The Big 12 has made headlines — again — for considering expansion. BYU is among the schools that have been mentioned as strong suitors.
ESPN’s Big 12 guru Jake Trotter joined the Deseret News to break down BYU’s chances of joining the conference.
DN: Much ado has been made of the Big 12's possibility of expansion. Realistically, will the Big 12 add teams in the near future? If so, what is the timetable?
JT: Whether the Big 12 will is anyone’s guess at this point. We’ll have a better feel for that after the presidents congregate next week in Irving, Texas. Whatever direction the Big 12 pursues, we’re probably at least several weeks away from a vote. Maybe even months. There’s a chance the Big 12 leadership could reconvene before the end of the summer. But even Oklahoma President David Boren, the staunchest supporter for expansion, has conceded it might take the rest of this year before the Big 12 will be ready to vote.
DN: Many consider BYU to be the most attractive school available, should the conference decide to expand. What makes it a good fit for the Big 12?
JT: BYU has the best football tradition of any non-Power 5 program out there, with the exception of Notre Dame. Since 1980, only Nebraska, Florida State, Ohio State, Miami, Florida and Oklahoma have won more games than BYU, which obviously also captured the national title in 1984. The Cougars also have a strong following, both locally near Provo and around the country.
DN: Sunday play, geography and TV rights have all been highlighted as detractors to BYU's resume. How big of issues are these, and can they be overcome?
JT: They can all be overcome. The question is, will the Big 12 consider it worthwhile. The Big 12 would have to reconfigure its scheduling for several Olympic sports, notably women’s soccer, baseball and softball, to fit BYU’s policy of not playing on Sundays. BYU’s location offers another logistical challenge, as it’s almost 2,000 miles from Morgantown, West Virginia, to Provo, Utah. These are definitely issues for the Big 12. And why BYU might not be a lock as a candidate.
DN: It appears that a strong football program is (by far) the most important thing the conference is searching for.
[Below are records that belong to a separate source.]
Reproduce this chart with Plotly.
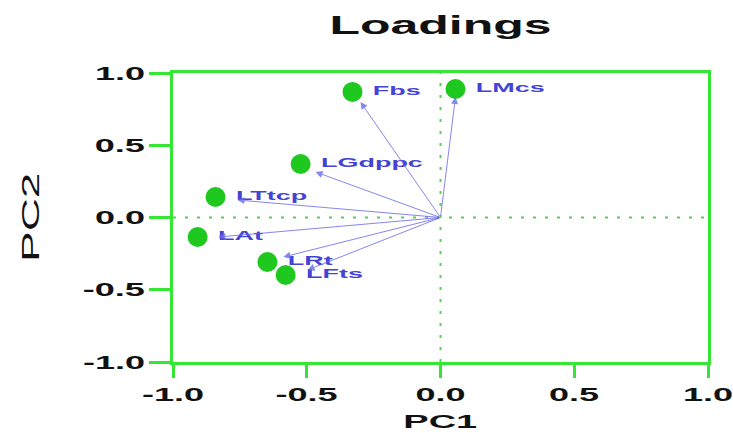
import plotly.graph_objects as go

# ---- data ----
variables = ["Fbs", "LMcs", "LGdppc", "LTtcp", "LAt", "LRt", "LFts"]
pc1_point = [-0.329, 0.056, -0.523, -0.841, -0.908, -0.647, -0.579]
pc2_point = [0.869, 0.889, 0.370, 0.142, -0.135, -0.308, -0.398]
pc1_arrow = [-0.299, 0.056, -0.467, -0.759, -0.830, -0.587, -0.497]
pc2_arrow = [0.799, 0.834, 0.315, 0.121, -0.135, -0.273, -0.363]
tick_vals = [-1.0, -0.5, 0.0, 0.5, 1.0]
tick_text = ["-1.0", "-0.5", "0.0", "0.5", "1.0"]

GREEN_AX = "#35e635"
GREEN_PT = "#1fc81f"
GREEN_DOT = "#4cd84c"
BLUE_TXT = "#4444d4"
BLUE_ARR = "rgba(105,105,235,0.8)"
FONT = "Liberation Sans, Arial, sans-serif"

fig = go.Figure()

# green loading points
fig.add_trace(go.Scatter(
    x=pc1_point, y=pc2_point, mode="markers",
    marker=dict(size=20, color=GREEN_PT, line=dict(width=0)),
    hoverinfo="skip", showlegend=False))

# labels
fig.add_trace(go.Scatter(
    x=pc1_point, y=pc2_point, mode="markers+text",
    text=variables, textposition="middle right",
    textfont=dict(family=FONT, size=13.5, color=BLUE_TXT, weight="bold"),
    marker=dict(size=31, opacity=0),
    hoverinfo="skip", showlegend=False))

# dotted zero lines
fig.add_shape(type="line", x0=0, x1=0, y0=-1, y1=1, xref="x", yref="y",
              line=dict(color=GREEN_DOT, width=2, dash="3px,9px"), layer="below")
fig.add_shape(type="line", x0=-1, x1=1, y0=0, y1=0, xref="x", yref="y",
              line=dict(color=GREEN_DOT, width=2, dash="3px,9px"), layer="below")

# arrows from origin
for xa, ya in zip(pc1_arrow, pc2_arrow):
    fig.add_annotation(x=xa, y=ya, ax=0, ay=0, xref="x", yref="y",
                       axref="x", ayref="y", text="", showarrow=True,
                       arrowhead=2, arrowsize=1.4, arrowwidth=1,
                       arrowcolor=BLUE_ARR, standoff=0, startstandoff=0)

# axis titles
fig.add_annotation(text="<b>PC1</b>", xref="paper", yref="paper", x=0.5, y=-0.205,
                   xanchor="center", yanchor="middle", showarrow=False,
                   font=dict(family=FONT, size=19, color="#111111"))
fig.add_annotation(text="PC2", xref="paper", yref="paper", x=-0.267, y=0.5,
                   xanchor="center", yanchor="middle", textangle=-90, showarrow=False,
                   font=dict(family=FONT, size=23, color="#111111"))

axis_common = dict(
    range=[-1, 1], tickmode="array", tickvals=tick_vals, ticktext=tick_text,
    showline=True, linecolor=GREEN_AX, linewidth=3, mirror=True,
    ticks="outside", tickcolor=GREEN_AX, tickwidth=3,
    showgrid=False, zeroline=False,
    tickfont=dict(family=FONT, size=19, color="#111111", weight="bold"),
)

fig.update_layout(
    width=733, height=433,
    margin=dict(l=173, r=25, t=73, b=71),
    paper_bgcolor="white", plot_bgcolor="white",
    title=dict(text="<b>Loadings</b>", x=0.5, xref="paper", xanchor="center",
               y=1 - 25 / 433, yref="container", yanchor="middle",
               font=dict(family=FONT, size=25, color="#111111")),
    xaxis=dict(**axis_common, ticklen=13),
    yaxis=dict(**axis_common, ticklen=21),
)

# remove the page's default body margin; the reference's lettering is
# horizontally stretched (~2x), so reproduce that on every text
post = """
document.body.style.margin = '0';
document.body.style.overflow = 'hidden';
var gd = document.getElementById('{plot_id}');
gd.querySelectorAll('svg text').forEach(function(t){
  var r = t.getBoundingClientRect();
  if (r.width < 1) return;
  var g = t.parentNode;
  var isTick = g && g.classList && (g.classList.contains('xtick') || g.classList.contains('ytick'));
  var SX = isTick ? 1.9 : 2.0;
  var anc = t.getAttribute('text-anchor') || 'start';
  var sx;
  if (anc === 'start') sx = r.left; else if (anc === 'end') sx = r.right; else sx = r.left + r.width/2;
  var sy = r.top + r.height/2;
  var svg = t.ownerSVGElement;
  var pt = svg.createSVGPoint(); pt.x = sx; pt.y = sy;
  var p = pt.matrixTransform(t.parentNode.getScreenCTM().inverse());
  var old = t.getAttribute('transform') || '';
  t.setAttribute('transform', 'translate(' + p.x + ',' + p.y + ') scale(' + SX + ',1) translate(' + (-p.x) + ',' + (-p.y) + ') ' + old);
});
"""

fig.write_html("out.html", post_script=post, config={"responsive": False, "displayModeBar": False})
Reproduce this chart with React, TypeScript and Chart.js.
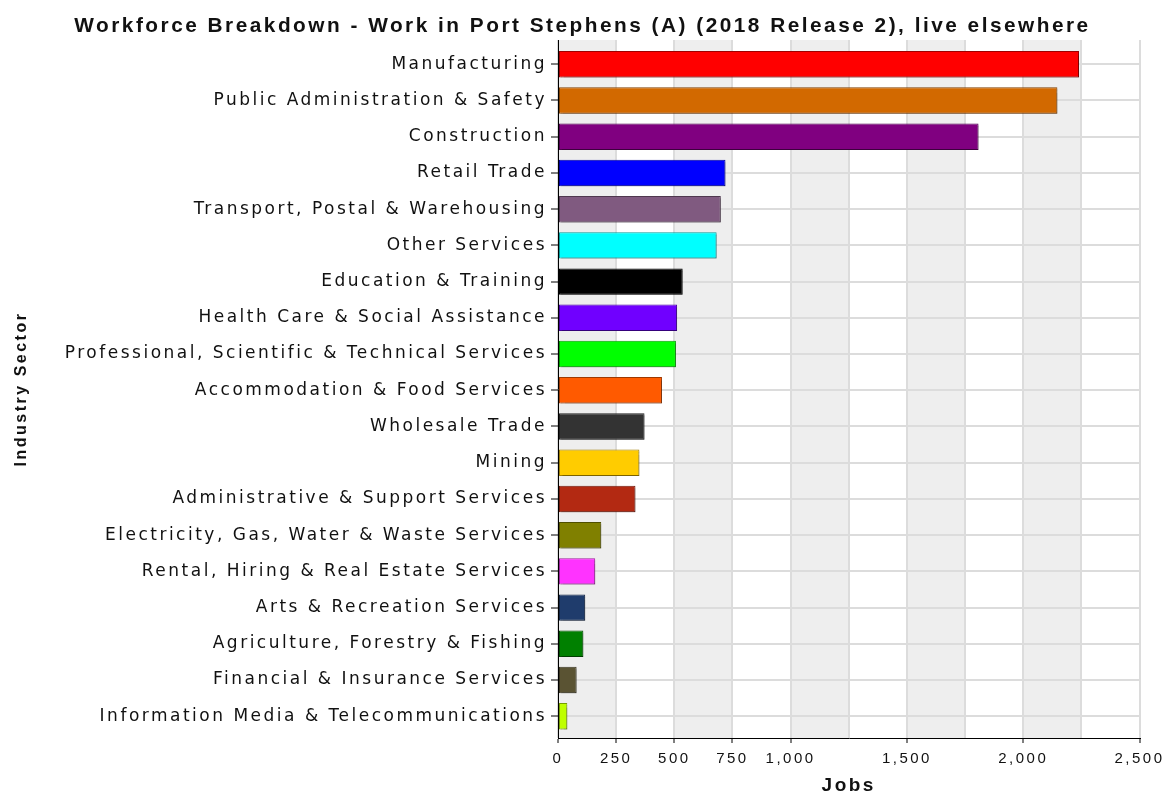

How important is a strong basketball program, or other athletic teams?
JT: Football is the driver in expansion. Strong basketball doesn’t hurt. But it won’t be the determining factor.
DN: BYU has a reputation for being "tough to deal with." How fair is this stereotype, and will it hold the Cougars back from an invitation?
JT: Yeah, I’m aware of the reputation, except I’ve yet to have anyone actually explain to me why BYU has that reputation. So I don’t put a lot of stock into it. BYU might have ruffled feathers during its first flirtation with the Big 12. But the Big 12 is doomed if it bases expansion decisions on which program it finds most low-maintenance.
DN: What are BYU's realistic chances to find themselves in a Power 5 conference within the next three years?
JT: Well, I think it’s probably Big 12 or bust for BYU. The Pac-12 has shown no interest in BYU, and the Big Ten will probably have other options if and when it opts to expand again. So if BYU doesn’t get into the Big 12 this time around, it could be left out of the Power 5 party for good.